Durch derartige Lernmaterialien wird die symbolische Abgrenzung zwischen dem ‚Eigenen‘ und dem ‚Fremden‘ reproduziert und stabilisiert: Die Fremden werden so zu ‚den Anderen‘ gemacht.

Literatur

Dominic Busch: Im Dispositiv interkultureller Kommunikation. Dilemmata und Perspektiven eines interdisziplinären Forschungsfelds, Bielefeld 2013.

Stuart Hall: The Spectacle of the ‚Other‘, in: Ders. (Hg.): Representation. Cultural Representations and signifying practices, London 1997.

Stefan Hirschauer: Humandifferenzierung. Modi und Grade sozialer Zugehörigkeit, in: Ders. (Hg.): Un/doing differences. Praktiken der Humandifferenzierung, Weilerswist 2017.

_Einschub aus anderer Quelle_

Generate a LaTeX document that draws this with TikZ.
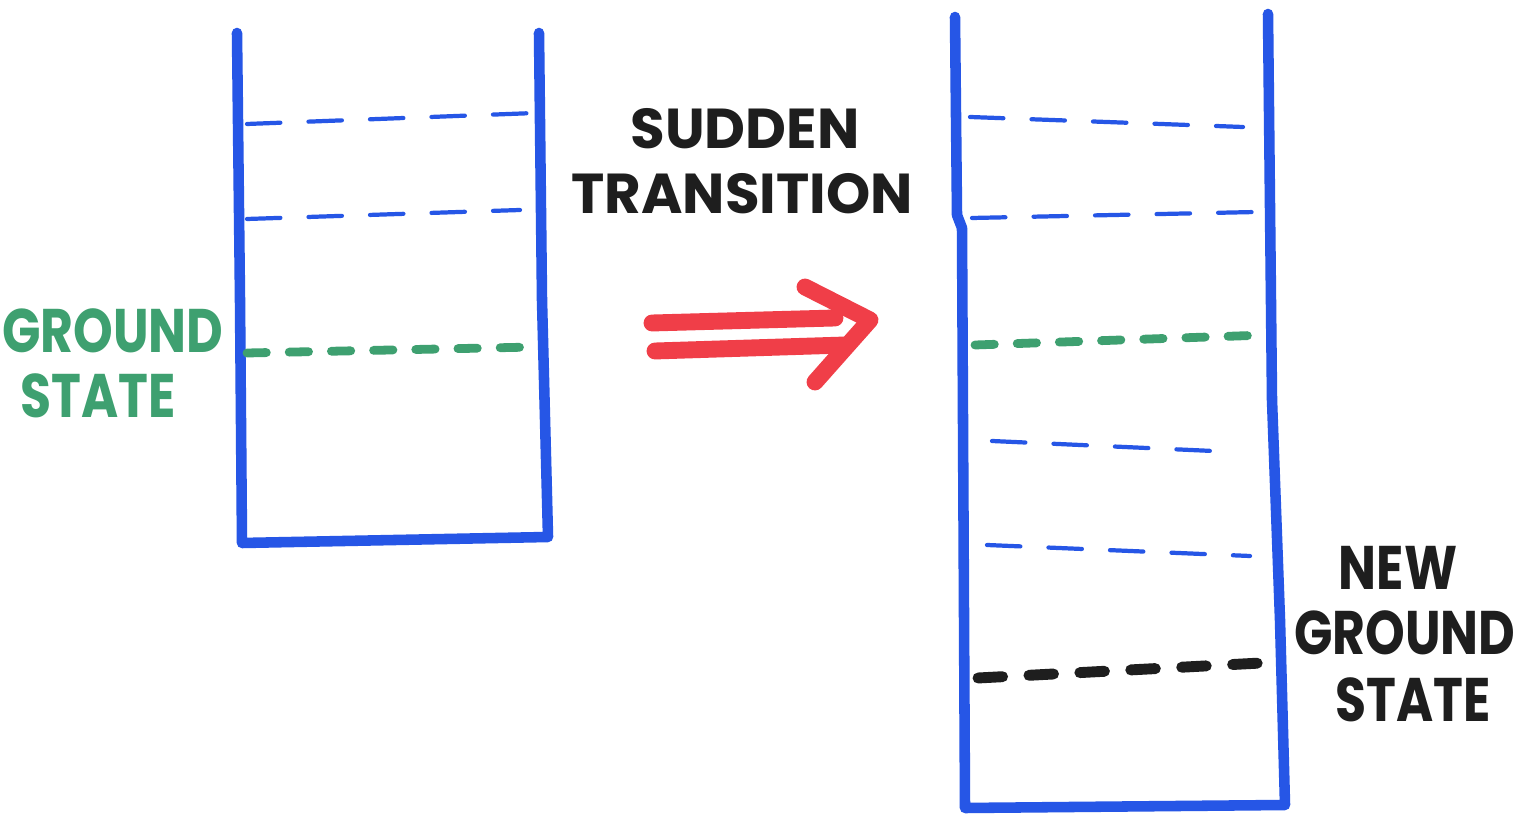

bell hooks: Sehnsucht und Widerstand. Kultur, Ethnie, Geschlecht, Berlin 1996.

Edward Said: Orientalism, New York 1978.

Gayatri Chakravorty Spivak: Can the Subaltern Speak? Postkolonialität und subalterne Artikulation, übers. von Alexander Joskowicz, Stefan Nowotny, Einl. von Hito Steyerl, Wien 2007.